— Records shown —
"""
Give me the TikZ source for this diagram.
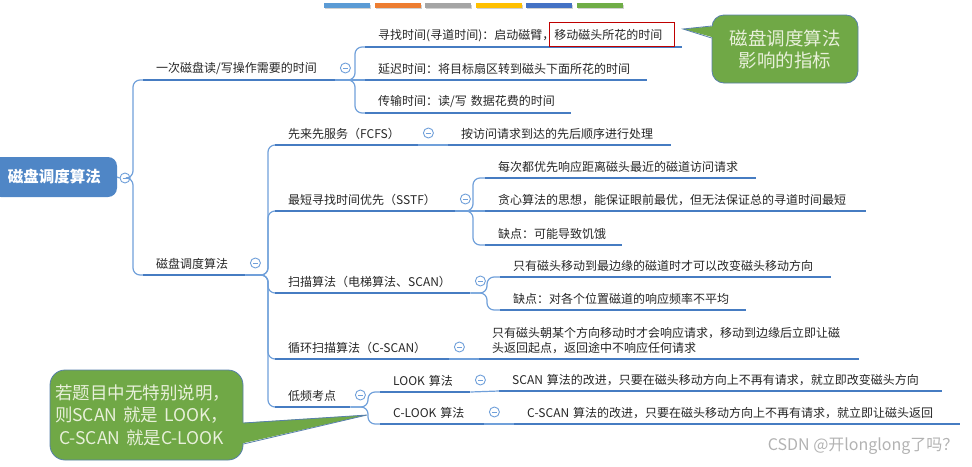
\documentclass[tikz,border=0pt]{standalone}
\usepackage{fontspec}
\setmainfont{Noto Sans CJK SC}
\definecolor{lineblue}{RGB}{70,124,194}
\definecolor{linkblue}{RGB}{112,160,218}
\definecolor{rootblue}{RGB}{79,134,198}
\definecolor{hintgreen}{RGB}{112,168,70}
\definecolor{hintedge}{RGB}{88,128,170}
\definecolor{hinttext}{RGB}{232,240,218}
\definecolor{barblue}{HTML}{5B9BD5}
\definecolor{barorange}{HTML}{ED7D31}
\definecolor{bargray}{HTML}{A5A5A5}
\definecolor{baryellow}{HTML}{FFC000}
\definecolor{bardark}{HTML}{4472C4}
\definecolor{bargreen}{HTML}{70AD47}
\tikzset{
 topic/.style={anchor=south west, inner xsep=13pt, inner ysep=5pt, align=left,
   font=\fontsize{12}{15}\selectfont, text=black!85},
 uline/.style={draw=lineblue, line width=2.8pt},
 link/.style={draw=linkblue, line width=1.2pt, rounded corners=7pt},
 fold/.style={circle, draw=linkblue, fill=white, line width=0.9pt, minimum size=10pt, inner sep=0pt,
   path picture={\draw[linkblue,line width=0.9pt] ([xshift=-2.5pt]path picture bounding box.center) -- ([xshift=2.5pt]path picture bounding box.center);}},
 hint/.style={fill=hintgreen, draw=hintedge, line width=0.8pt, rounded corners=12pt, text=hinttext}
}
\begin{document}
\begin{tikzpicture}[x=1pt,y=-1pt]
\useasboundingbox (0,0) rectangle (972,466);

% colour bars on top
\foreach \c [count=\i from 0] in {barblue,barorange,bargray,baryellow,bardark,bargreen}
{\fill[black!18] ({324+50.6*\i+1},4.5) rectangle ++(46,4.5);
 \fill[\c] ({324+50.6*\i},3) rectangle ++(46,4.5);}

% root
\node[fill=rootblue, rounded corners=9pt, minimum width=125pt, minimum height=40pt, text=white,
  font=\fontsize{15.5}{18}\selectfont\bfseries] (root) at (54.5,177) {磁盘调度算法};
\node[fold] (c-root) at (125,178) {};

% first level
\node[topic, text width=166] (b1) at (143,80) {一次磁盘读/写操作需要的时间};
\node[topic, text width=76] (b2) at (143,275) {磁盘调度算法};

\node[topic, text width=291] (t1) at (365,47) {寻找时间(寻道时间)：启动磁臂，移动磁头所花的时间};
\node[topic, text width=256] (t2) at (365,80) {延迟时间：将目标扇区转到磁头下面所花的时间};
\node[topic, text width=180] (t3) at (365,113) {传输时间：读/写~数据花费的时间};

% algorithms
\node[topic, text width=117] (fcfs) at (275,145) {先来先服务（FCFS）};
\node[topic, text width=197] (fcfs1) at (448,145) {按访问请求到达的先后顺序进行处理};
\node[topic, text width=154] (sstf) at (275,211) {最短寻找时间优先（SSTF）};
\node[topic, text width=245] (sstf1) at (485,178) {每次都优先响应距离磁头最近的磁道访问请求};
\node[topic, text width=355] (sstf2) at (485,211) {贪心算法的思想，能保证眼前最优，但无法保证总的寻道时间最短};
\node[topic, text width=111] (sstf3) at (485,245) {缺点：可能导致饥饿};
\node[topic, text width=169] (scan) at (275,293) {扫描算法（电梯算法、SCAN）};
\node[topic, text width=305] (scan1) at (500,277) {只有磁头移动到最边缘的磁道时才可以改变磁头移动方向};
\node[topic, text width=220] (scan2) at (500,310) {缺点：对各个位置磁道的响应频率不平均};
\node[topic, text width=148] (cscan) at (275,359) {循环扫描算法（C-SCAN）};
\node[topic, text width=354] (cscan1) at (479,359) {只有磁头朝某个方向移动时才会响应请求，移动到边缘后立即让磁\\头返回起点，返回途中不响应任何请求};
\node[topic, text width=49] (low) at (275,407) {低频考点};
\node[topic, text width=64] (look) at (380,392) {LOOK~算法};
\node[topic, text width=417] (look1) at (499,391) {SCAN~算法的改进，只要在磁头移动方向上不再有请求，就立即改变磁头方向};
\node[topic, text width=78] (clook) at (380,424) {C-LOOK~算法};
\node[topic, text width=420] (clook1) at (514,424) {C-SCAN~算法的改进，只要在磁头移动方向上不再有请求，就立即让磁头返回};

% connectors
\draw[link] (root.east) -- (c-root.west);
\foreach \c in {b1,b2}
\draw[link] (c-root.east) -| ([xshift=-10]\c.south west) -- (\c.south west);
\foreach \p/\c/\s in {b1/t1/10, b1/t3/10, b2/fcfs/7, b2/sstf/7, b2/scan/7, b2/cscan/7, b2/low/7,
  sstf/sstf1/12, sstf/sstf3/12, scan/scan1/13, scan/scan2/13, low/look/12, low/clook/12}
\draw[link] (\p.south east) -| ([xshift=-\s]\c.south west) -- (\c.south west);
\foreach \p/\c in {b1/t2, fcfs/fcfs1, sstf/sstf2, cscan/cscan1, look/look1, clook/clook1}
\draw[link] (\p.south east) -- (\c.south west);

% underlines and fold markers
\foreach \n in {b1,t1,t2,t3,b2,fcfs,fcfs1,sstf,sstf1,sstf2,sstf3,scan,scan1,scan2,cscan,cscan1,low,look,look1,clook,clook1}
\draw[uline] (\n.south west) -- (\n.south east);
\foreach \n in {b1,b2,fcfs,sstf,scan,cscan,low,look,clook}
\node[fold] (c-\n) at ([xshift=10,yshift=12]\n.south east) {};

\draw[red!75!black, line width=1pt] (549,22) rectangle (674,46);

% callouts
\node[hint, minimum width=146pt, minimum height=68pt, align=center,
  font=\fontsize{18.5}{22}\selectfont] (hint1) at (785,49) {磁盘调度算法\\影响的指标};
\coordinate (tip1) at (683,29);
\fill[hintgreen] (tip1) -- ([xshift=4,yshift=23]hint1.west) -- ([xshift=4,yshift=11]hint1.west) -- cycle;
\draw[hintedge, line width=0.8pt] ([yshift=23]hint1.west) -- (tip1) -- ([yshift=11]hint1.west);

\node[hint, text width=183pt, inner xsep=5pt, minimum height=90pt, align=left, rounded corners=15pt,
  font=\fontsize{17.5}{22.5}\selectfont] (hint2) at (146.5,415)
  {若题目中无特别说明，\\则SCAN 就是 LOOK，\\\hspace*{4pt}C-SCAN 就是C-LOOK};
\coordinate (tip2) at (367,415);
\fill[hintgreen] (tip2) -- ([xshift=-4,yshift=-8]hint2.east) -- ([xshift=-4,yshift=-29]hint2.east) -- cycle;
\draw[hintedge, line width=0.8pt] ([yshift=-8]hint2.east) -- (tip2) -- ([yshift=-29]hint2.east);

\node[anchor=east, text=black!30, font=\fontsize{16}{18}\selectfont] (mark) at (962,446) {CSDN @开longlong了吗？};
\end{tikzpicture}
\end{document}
"""
"""
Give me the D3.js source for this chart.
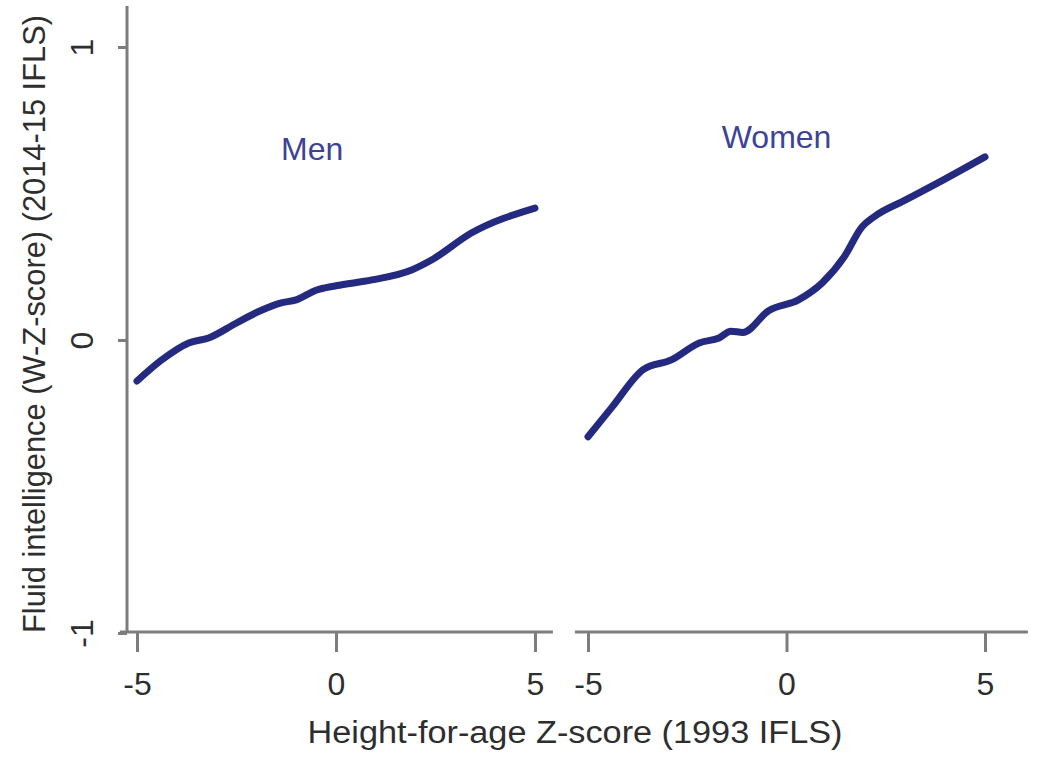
"""
— Exercise instructions —
Taking the material above, give again exactly the lines from the one holding "Give me the TikZ source for this diagram." through the one holding "text width=180] (t3)", with both ends and without pictures.

— Task solution —
Give me the TikZ source for this diagram.
\documentclass[tikz,border=0pt]{standalone}
\usepackage{fontspec}
\setmainfont{Noto Sans CJK SC}
\definecolor{lineblue}{RGB}{70,124,194}
\definecolor{linkblue}{RGB}{112,160,218}
\definecolor{rootblue}{RGB}{79,134,198}
\definecolor{hintgreen}{RGB}{112,168,70}
\definecolor{hintedge}{RGB}{88,128,170}
\definecolor{hinttext}{RGB}{232,240,218}
\definecolor{barblue}{HTML}{5B9BD5}
\definecolor{barorange}{HTML}{ED7D31}
\definecolor{bargray}{HTML}{A5A5A5}
\definecolor{baryellow}{HTML}{FFC000}
\definecolor{bardark}{HTML}{4472C4}
\definecolor{bargreen}{HTML}{70AD47}
\tikzset{
 topic/.style={anchor=south west, inner xsep=13pt, inner ysep=5pt, align=left,
   font=\fontsize{12}{15}\selectfont, text=black!85},
 uline/.style={draw=lineblue, line width=2.8pt},
 link/.style={draw=linkblue, line width=1.2pt, rounded corners=7pt},
 fold/.style={circle, draw=linkblue, fill=white, line width=0.9pt, minimum size=10pt, inner sep=0pt,
   path picture={\draw[linkblue,line width=0.9pt] ([xshift=-2.5pt]path picture bounding box.center) -- ([xshift=2.5pt]path picture bounding box.center);}},
 hint/.style={fill=hintgreen, draw=hintedge, line width=0.8pt, rounded corners=12pt, text=hinttext}
}
\begin{document}
\begin{tikzpicture}[x=1pt,y=-1pt]
\useasboundingbox (0,0) rectangle (972,466);

% colour bars on top
\foreach \c [count=\i from 0] in {barblue,barorange,bargray,baryellow,bardark,bargreen}
{\fill[black!18] ({324+50.6*\i+1},4.5) rectangle ++(46,4.5);
 \fill[\c] ({324+50.6*\i},3) rectangle ++(46,4.5);}

% root
\node[fill=rootblue, rounded corners=9pt, minimum width=125pt, minimum height=40pt, text=white,
  font=\fontsize{15.5}{18}\selectfont\bfseries] (root) at (54.5,177) {磁盘调度算法};
\node[fold] (c-root) at (125,178) {};

% first level
\node[topic, text width=166] (b1) at (143,80) {一次磁盘读/写操作需要的时间};
\node[topic, text width=76] (b2) at (143,275) {磁盘调度算法};

\node[topic, text width=291] (t1) at (365,47) {寻找时间(寻道时间)：启动磁臂，移动磁头所花的时间};
\node[topic, text width=256] (t2) at (365,80) {延迟时间：将目标扇区转到磁头下面所花的时间};
\node[topic, text width=180] (t3) at (365,113) {传输时间：读/写~数据花费的时间};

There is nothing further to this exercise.